Streaming cold cosmic ray back-reaction and thermal instabilities

TL;DR

This paper analyzes how streaming cosmic rays influence plasma instabilities, revealing that cosmic ray back-reaction significantly enhances streaming instability growth rates, while thermal instability remains unaffected in the studied model.

Contribution

It introduces a multi-fluid model accounting for cosmic ray back-reaction, showing increased growth rates of streaming instability and clarifying the impact on thermal instability.

Findings

Cosmic ray back-reaction amplifies streaming instability growth rates.

Thermal instability is unaffected by cosmic rays in this model.

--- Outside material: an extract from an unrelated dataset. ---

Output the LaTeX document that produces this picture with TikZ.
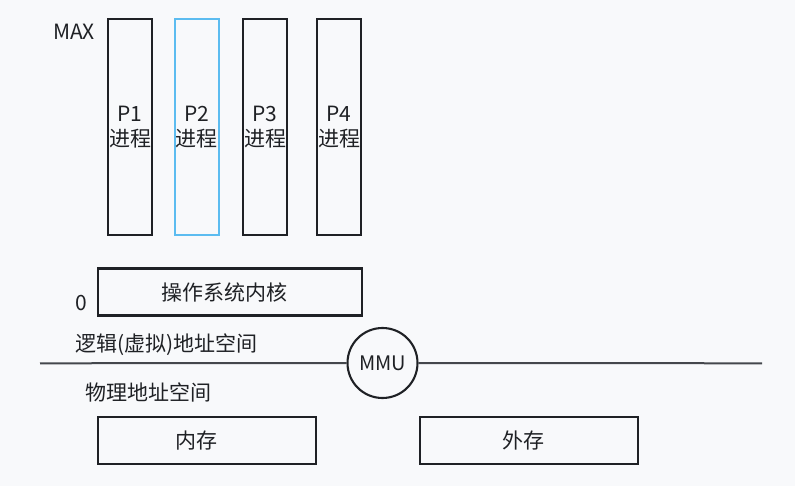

Derived dispersion relations for thermal instability with ion inertia.

Abstract

We investigate the streaming and thermal instabilities of the electron-ion plasma with homogeneous cold cosmic rays drifting perpendicular to the background magnetic field in the multi-fluid approach. One-dimensional perturbations along the magnetic field are considered. The induced return current of the background plasma and back-reaction of cosmic rays are taken into account. It is shown that the cosmic ray back-reaction results in the streaming instability having considerably larger growth rates than that due to the return current of the background plasma. This increase is by a factor of the square root of the ratio of the background plasma mass density to the cosmic ray mass density. The maximal growth rates and corresponding wave numbers are found. The thermal instability is shown to be not subject to the action of cosmic rays in the model under consideration. The dispersion relation for the thermal instability includes ion inertia. In the limit of fast thermal energy exchange between electrons and ions, the isobaric and isochoric growth rates are derived. The results obtained can be useful for the investigation of the electron-ion astrophysical objects such as galaxy clusters including the dynamics of streaming cosmic rays.